また、C-c C-c と何度もタイプしなくても、C-c C-a と一回入力すれば、上記の一連のツール実行を一度に行うことができる (M-x TeX-command-run-all)。


さらに、LaTeX ソースに誤りがありコンパイルに失敗したとき、C-c ` によって、アウトプットバッファの次のエラーの位置を見つけることができる (M-x TeX-next-error)。これは、CC mode での開発経験があれば想像しやすい。


設定上の注意

以下では、設定上の注意点(設定でよく失敗するところ)を書いてみたい。


まず、LaTeX (platex と仮定)がインストールされ、設定されていることを前提とする。そのとき、AUCTeX のコマンド実行で最初にはまる可能性があるのは、環境変数であろう。


たとえば、window manager から直接 emacs を起動する場合、環境変数が思ったように引き継がれない状況がありうる。その例としては、Windows で、Emacs を独立したアプリとして tex ファイルを編集し、それを cygwin のシェル端末などから platex を実行してコンパイルするような状況が考えられる。そのようなとき、AUCTeX から platex を上記のようにコマンド実行しても、環境変数が設定されていないため、失敗することがある。「cygwin のシェルの初期設定ファイル(いわゆる rc ファイル)に環境変数 TEXINPUTS, BIBINPUTS, BSTINPUTS などを設定しているのに何故?端末からならコンパイルできるのに??」と混乱するのである。


これは当然で、このように emacs を独立したアプリのように使っているのであれば、TEXINPUTS などの環境変数は、システム全体で設定しなければならない(つまり、Windows であれば、「システムの詳細」から設定する。具体的な方法は略)。シェル端末の rc ファイルで TEXINPUTS などを設定しても、AUCTeX のコマンド実行の際には意味がない(もちろん、シェル端末内のプロンプトから emacs を起動した場合は別)。なお、cygwin においては、Windows の環境変数は、シェルにインポートされれる(参照: The CYGWIN environment variable)。 
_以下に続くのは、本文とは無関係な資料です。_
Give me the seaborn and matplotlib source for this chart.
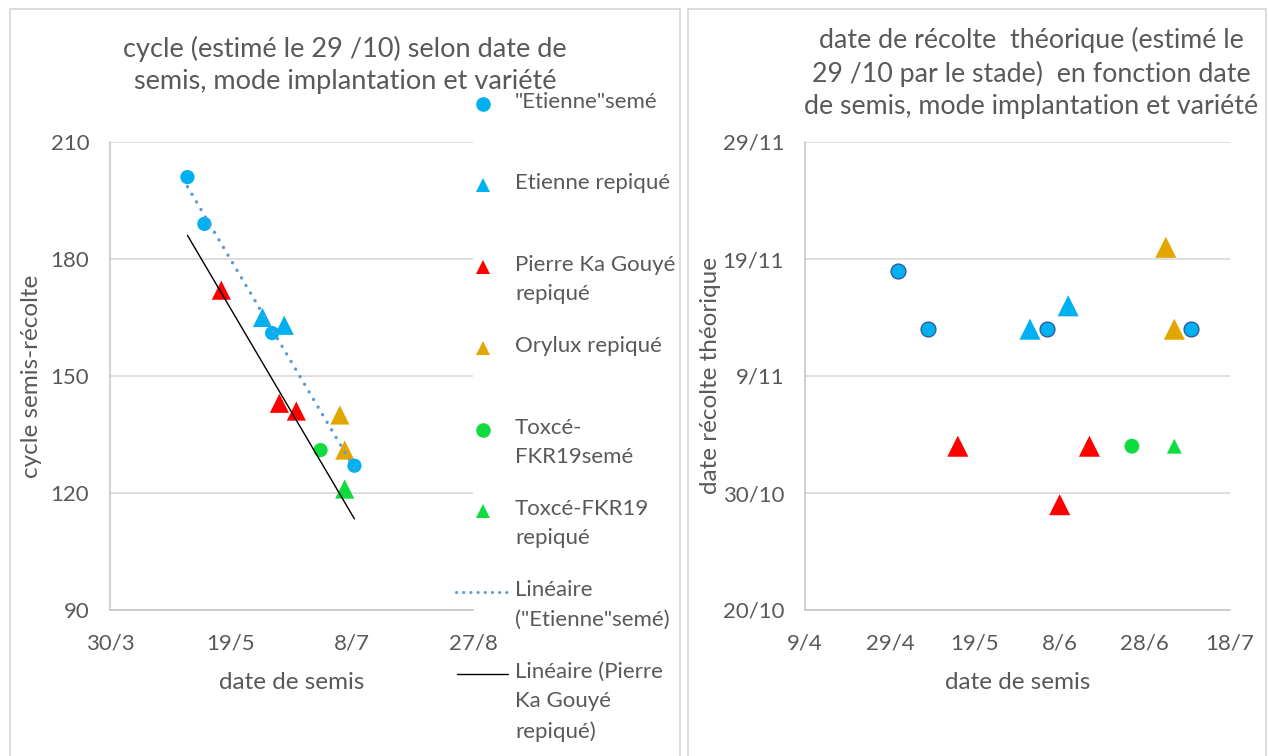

また環境変数に関連しては、window manager から emacs を起動するとき、PATH がうまく設定されない状況がありうる。たとえば、C-c C-clatex を実行しても


Running `LaTeX' on `circ' with ``latex  -interaction=nonstopmode "\input" circ.tex''

/bin/sh: 1: latex: not found


というようなエラーが出るような状況である。これは、emacs における PATH が設定されておらず、また変数 exec-path が設定されていないことを意味する。


このような問題を解決するには、Emacs Wiki のページ:


https://www.emacswiki.org/emacs/ExecPath


を参考にされたい。また、パッケージ exec-path-from-shell をインストールするという解決策もある(詳細は省略)。



最後に、emacs あるいは AUCTeX が古い場合の注意点を書いておきたい。たとえば、AUCTeX が古い場合、ここで書いたような設定がそのまま使えないケースも考えられる。たとえば AUCTeX 11.87 の場合、platexTeX-command-listadd-to-list するようなコードは、以下のようになっていた:


'("pLaTeX" "%`%(PDF)platex %S%(PDFout)%(mode)%' %t" TeX-run-TeX nil
  (latex-mode doctex-mode)
  :help "Run pLaTeX")


さらに古い環境では、最小限以下のような設定をしておけばいいだろう:


'("pLaTeX" "platex %t" TeX-run-TeX nil
  (latex-mode)
  :help "Run pLaTeX")


いずれにせよ、ユーザの環境に合わせて、私が書いた内容は適宜修正しながら使っていただきたい。